THE PUSHCART WAR takes place in a New York City choked with traffic and secretly controlled by powerful business interests (the truck line owners Big Moe Mammoth, Louie Livergreen, and Walter "The Tiger" Sweet) that have co-opted the political machine of Mayor Emmett P. Cudd. "The Three" are determined to see their trucking businesses entirely dominate the city. To that end, they create a Master Plan to eliminate all other competition for the New York streets, first pushcarts, then cars, taxis and buses, and finally even small trucks.

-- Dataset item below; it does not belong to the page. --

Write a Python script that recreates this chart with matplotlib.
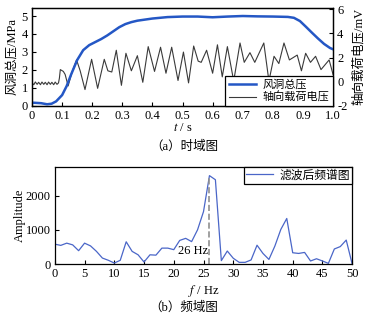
import numpy as np
import matplotlib
matplotlib.use('Agg')
import matplotlib.pyplot as plt

plt.rcParams['font.family'] = ['Liberation Serif', 'Noto Sans CJK SC']
plt.rcParams['mathtext.fontset'] = 'stix'
plt.rcParams['axes.unicode_minus'] = False

# Top panel: wind tunnel total pressure (MPa)
t_press = [0.00, 0.03, 0.05, 0.065, 0.08, 0.10, 0.115, 0.13, 0.15, 0.17, 0.19, 0.21,
           0.23, 0.25, 0.27, 0.29, 0.31, 0.33, 0.35, 0.40, 0.45, 0.50, 0.55, 0.60,
           0.65, 0.70, 0.75, 0.80, 0.85, 0.87, 0.89, 0.91, 0.93, 0.95, 0.97, 0.99, 1.00]
press = [0.18, 0.15, 0.09, 0.12, 0.25, 0.6, 1.1, 1.75, 2.55, 3.1, 3.38, 3.55,
         3.72, 3.92, 4.15, 4.38, 4.55, 4.66, 4.74, 4.86, 4.94, 4.97, 4.97, 4.93,
         4.97, 5.0, 4.98, 4.97, 4.95, 4.9, 4.72, 4.4, 4.07, 3.75, 3.45, 3.22, 3.15]

# Top panel: axial load voltage (mV)
t_volt = [0.000, 0.006, 0.011, 0.017, 0.022, 0.028, 0.033, 0.039, 0.044, 0.050,
          0.055, 0.061, 0.066, 0.072, 0.077, 0.083, 0.088, 0.091, 0.094, 0.104,
          0.110, 0.120, 0.133, 0.148, 0.160, 0.176, 0.198, 0.218, 0.240, 0.252,
          0.265, 0.280, 0.297, 0.312, 0.330, 0.350, 0.368, 0.386, 0.407, 0.427,
          0.445, 0.464, 0.485, 0.503, 0.520, 0.537, 0.552, 0.562, 0.580, 0.600,
          0.616, 0.632, 0.649, 0.670, 0.691, 0.705, 0.724, 0.740, 0.770, 0.787,
          0.804, 0.820, 0.837, 0.855, 0.881, 0.895, 0.909, 0.925, 0.942, 0.960,
          0.987, 1.000]
volt = [-0.1, -0.25, -0.02, -0.22, -0.05, -0.25, -0.03, -0.22, -0.05, -0.25,
        -0.03, -0.22, -0.05, -0.25, -0.03, -0.22, -0.1, 0.3, 1.0, 0.85,
        0.6, -0.35, 0.8, 1.8, 0.9, -0.65, 1.85, -0.55, 1.85, 0.9,
        0.8, 2.6, -0.3, 2.35, 0.9, 2.15, -0.05, 2.9, 0.85, 2.85,
        0.7, 2.85, 0.1, 2.45, -0.1, 2.95, 1.7, 1.6, 2.6, 0.7,
        3.05, 0.4, 2.9, 0.05, 3.2, 1.6, 2.4, 1.6, 3.2, 0.05,
        2.1, 1.5, 3.2, 1.8, 2.2, 0.9, 2.35, 1.6, 2.1, 1.0,
        1.8, 0.6]

# Bottom panel: filtered spectrum
freq = list(range(0, 51))
amp = [580, 545, 610, 560, 390, 610, 530, 370, 175, 110,
       30, 110, 650, 370, 270, 60, 270, 260, 465, 465,
       420, 690, 750, 655, 1000, 1530, 2580, 2460, 100, 380,
       170, 50, 50, 120, 550, 310, 135, 525, 1010, 1330,
       330, 310, 340, 90, 155, 90, 20, 440, 510, 700, 0]

fig = plt.figure(figsize=(3.68, 3.17), dpi=100)

# ---- (a) time domain ----
ax1 = fig.add_axes([0.087, 0.666, 0.818, 0.309])
ax2 = ax1.twinx()
ax1.set_zorder(ax2.get_zorder() + 1)
ax1.patch.set_visible(False)

l2, = ax2.plot(t_volt, volt, color='#3a3a3a', lw=0.8, label='轴向载荷电压')
l1, = ax1.plot(t_press, press, color='#2457c5', lw=1.8, label='风洞总压')

ax1.set_xlim(0, 1.0)
ax1.set_ylim(0, 5.45)
ax2.set_ylim(-2, 6.1)
ax1.set_xticks(np.arange(0, 1.01, 0.1))
ax1.set_xticklabels(['0', '0.1', '0.2', '0.3', '0.4', '0.5', '0.6', '0.7', '0.8', '0.9', '1.0'])
ax1.set_yticks([0, 1, 2, 3, 4, 5])
ax2.set_yticks([-2, 0, 2, 4, 6])
for ax in (ax1, ax2):
    ax.tick_params(direction='in', labelsize=9, length=3, pad=3)
    for s in ax.spines.values():
        s.set_linewidth(0.9)

ax1.set_ylabel('风洞总压/MPa', fontsize=9)
ax1.yaxis.set_label_coords(-0.047, 0.5)
ax2.set_ylabel('轴向载荷电压/mV', fontsize=9)
ax2.yaxis.set_label_coords(1.066, 0.5)
ax1.set_xlabel(r'$t$ / s', fontsize=9)
ax1.xaxis.set_label_coords(0.5, -0.165)

leg1 = ax1.legend(handles=[l1, l2], loc='lower right', bbox_to_anchor=(1.0, 0.0),
                  borderaxespad=0, fancybox=False, edgecolor='black', framealpha=1,
                  fontsize=8, handlelength=2.5, borderpad=0.3, labelspacing=0.15,
                  handletextpad=0.6)
leg1.get_frame().set_linewidth(0.9)

fig.text(0.5, 0.539, '（a）时域图', ha='center', va='center', fontsize=9)

# ---- (b) frequency domain ----
ax3 = fig.add_axes([0.149, 0.167, 0.808, 0.306])
l3, = ax3.plot(freq, amp, color='#4a66c8', lw=0.9, label='滤波后频谱图')
pk = int(np.argmax(amp))
ax3.plot([freq[pk], freq[pk]], [0, amp[pk]], color='#909090', lw=1.2, ls='--')
ax3.text(freq[pk] - 0.2, 370, f'{freq[pk]} Hz', ha='right', va='center', fontsize=9)

ax3.set_xlim(0, 50)
ax3.set_ylim(0, 2830)
ax3.set_xticks(range(0, 51, 5))
ax3.set_yticks([0, 1000, 2000])
ax3.tick_params(direction='in', labelsize=9, length=3, pad=3)
for s in ax3.spines.values():
    s.set_linewidth(0.9)
ax3.set_ylabel('Amplitude', fontsize=9)
ax3.yaxis.set_label_coords(-0.097, 0.5)
ax3.set_xlabel(r'$f$ / Hz', fontsize=9)
ax3.xaxis.set_label_coords(0.5, -0.2)

leg3 = ax3.legend(loc='upper right', borderaxespad=0, fancybox=False,
                  edgecolor='black', framealpha=1, fontsize=8.5, handlelength=2.3,
                  borderpad=0.2, handletextpad=0.5)
leg3.get_frame().set_linewidth(0.9)

fig.text(0.5, 0.028, '（b）频域图', ha='center', va='center', fontsize=9)

fig.savefig('out.png', dpi=100)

The war begins with The Daffodil Massacre, as Morris The Florist's pushcart is destroyed and the hapless Morris finds himself upside down inside a pickle barrel. It does not take long for the pushcart owners to realize they are being targeted. They soon organize, fighting back with peashooters against the marauding trucks. Along the way, the pushcart warriors (almost all New Americans with names like Peretz, Moroney, Jerusalem, Carlos, and Hammerman) are aided by a high-profile celebrity (the movie star Wanda Gambling), a political aspirant (Mayoral candidate Archie Love), a disaffected trucker (Joey Kafflis), a Police Commissioner quietly engaging in Civil Disobedience against his own leaders, and finally the general public, who engage in a massive letter-writing campaign that topples The Three.